“He threw violent tantrums all the time”: the night Michael Hutchence threatened to stab his bandmates

It’s often said that rock and roll, and the fame that comes with it, can change a person, but the true reasons behind the personality shifts of the biggest stars are far more nuanced than that. It would be easy to blame an inflated ego for this sort of change, but cocktails of booze, drugs and sleep deprivation probably don’t help in a lot of instances, either. However, for INXS frontman Michael Hutchence, it was an incident of a completely different nature that turned him into a completely different person from the one that helped the Australian band rise to success.

By 1992, the band were arguably at the apex of their popularity, and nothing appeared to be able to stand in the way of their meteoric rise. Selling out stadium tours and releasing platinum-selling albums, the sky appeared to be the limit for INXS at this time, but a tragic incident where Hutchence was attacked in the streets of Copenhagen sparked a dramatic shift in his typically personable attitude towards others.

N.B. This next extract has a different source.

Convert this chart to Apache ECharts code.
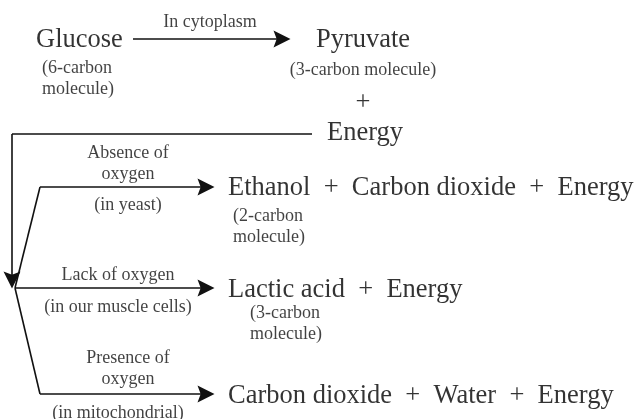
<!DOCTYPE html>
<html>
<head>
<meta charset="utf-8">
<script src="https://cdn.jsdelivr.net/npm/echarts@6/dist/echarts.min.js"></script>
<style>
  html, body { margin: 0; padding: 0; background: #fff; }
  #main { width: 638px; height: 419px; }
</style>
</head>
<body>
<div id="main"></div>
<script>
// words of the diagram (double spaces give the wider gap round a plus sign)
var plus = '  +  ';
var mainTerms = ['Energy', 'Glucose', 'Pyruvate', '+', 'Energy',
    'Ethanol' + plus + 'Carbon dioxide' + plus + 'Energy',
    'Lactic acid' + plus + 'Energy',
    'Carbon dioxide' + plus + 'Water' + plus + 'Energy'];
var mainPos = [[78, -8, 'right'], [36, 40, 'left'], [363, 40, 'center'], [363, 103, 'center'], [327, 133, 'left'],
    [228, 188, 'left'], [228, 290, 'left'], [228, 396, 'left']];

var notes = ['In cytoplasm', '(6-carbon\nmolecule)', '(3-carbon molecule)',
    'Absence of\noxygen', '(in yeast)', '(2-carbon\nmolecule)',
    'Lack of oxygen', '(in our muscle cells)', '(3-carbon\nmolecule)',
    'Presence of\noxygen', '(in mitochondrial)'];
var notePos = [[210, 22, 'center'], [42, 79, 'left'], [363, 70, 'center'],
    [128, 164, 'center'], [128, 205, 'center'], [233, 227, 'left'],
    [118, 275, 'center'], [118, 307, 'center'], [250, 324, 'left'],
    [128, 369, 'center'], [118, 413, 'center']];

// connector segments [x1, y1, x2, y2, arrow]
var segments = [
    [133, 39, 282, 39, 1],
    [312, 134, 12, 134, 0],
    [12, 134, 12, 280, 1],
    [15, 288, 40, 187, 0],
    [40, 187, 206, 187, 1],
    [15, 288, 206, 288, 1],
    [15, 288, 40, 394, 0],
    [40, 394, 206, 394, 1]
];

var myChart = echarts.init(document.getElementById('main'));

var serif = 'Liberation Serif';

function textData(texts, pos) {
    return texts.map(function (t, i) {
        return { name: t, value: [pos[i][0], pos[i][1]], label: { align: pos[i][2] } };
    });
}

var arrowHead = 'path://M0,0 L4,16 L0,13 L-4,16 Z';

option = {
    animation: false,
    backgroundColor: '#fff',
    textStyle: { fontFamily: serif },
    grid: { left: 0, right: 0, top: 0, bottom: 0 },
    xAxis: { type: 'value', min: 0, max: 638, show: false },
    yAxis: { type: 'value', min: 0, max: 419, inverse: true, show: false },
    series: [
        {
            type: 'lines',
            coordinateSystem: 'cartesian2d',
            silent: true,
            lineStyle: { color: '#111', width: 1.6, opacity: 1 },
            data: segments.map(function (s) {
                return {
                    coords: [[s[0], s[1]], [s[2], s[3]]],
                    symbol: ['none', s[4] ? arrowHead : 'none'],
                    symbolSize: [9, 17]
                };
            })
        },
        {
            type: 'scatter',
            symbolSize: 0,
            silent: true,
            label: {
                show: true, position: 'inside', formatter: '{b}',
                fontFamily: serif, fontSize: 26.5, color: '#000'
            },
            data: textData(mainTerms, mainPos)
        },
        {
            type: 'scatter',
            symbolSize: 0,
            silent: true,
            label: {
                show: true, position: 'inside', formatter: '{b}',
                fontFamily: serif, fontSize: 18, lineHeight: 21, color: '#111'
            },
            data: textData(notes, notePos)
        }
    ]
};

myChart.setOption(option);
</script>
</body>
</html>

After being deliberately knocked off his bicycle and left bleeding in the middle of the road, he awoke in hospital a different man, according to his bandmates. Bassist Garry Gary Beers explained in a 2014 interview that “when Michael hit his head, he came back a different person, and I’m sure doctors were prescribing all sorts of weird and wonderful concoctions,” adding that “he was a dick, and it wasn’t him.”

Even after spending two weeks recovering in hospital, his aggression didn’t show any signs of easing up, and during the rehearsals for the next album in October 1992, he began to act even more out of sorts. Despite starting rehearsals at Hutchence’s home in Southern France, his bandmates became concerned that his new erratic behaviour would affect the sessions, and they quickly decided to decamp to Capri to be in more isolation.

However, stories of Hutchence smashing furniture and becoming increasingly violent only increased as the solitude of their location made the singer even more irascible than before. According to guitarist Tim Farriss, there were a few occasions when things became even scarier for the members of the band, and they began to genuinely fear for both their and Hutchence’s safety. “Things got worse,” he said of spending time in Capri. “Michael was really out of himself.”

In one instance, Hutchence became so irate with his bandmates that he threatened to stab Beers with a knife, and in another, he thrust his microphone through the strings of Andrew Farriss’ acoustic guitar in a fit of rage. Guitarist Kirk Pengilly echoed the sentiments of his bandmates, stating that “Michael had very violent moments” and that “he threw his microphone stand around inside the studio, and he threw violent tantrums all the time.”

After they took a break for Christmas, things appeared to return to how they were previously for Hutchence, but it did, in turn, spell the start of the band’s commercial downfall. The album that they had been rehearsing for, Full Moon, Dirty Hearts, was the least successful release they had had in over a decade, and they would only record one further album with Hutchence before he passed away in 1997. His story is undoubtedly a tragic one and unfortunate to have happened to someone at such a pivotal moment in their career.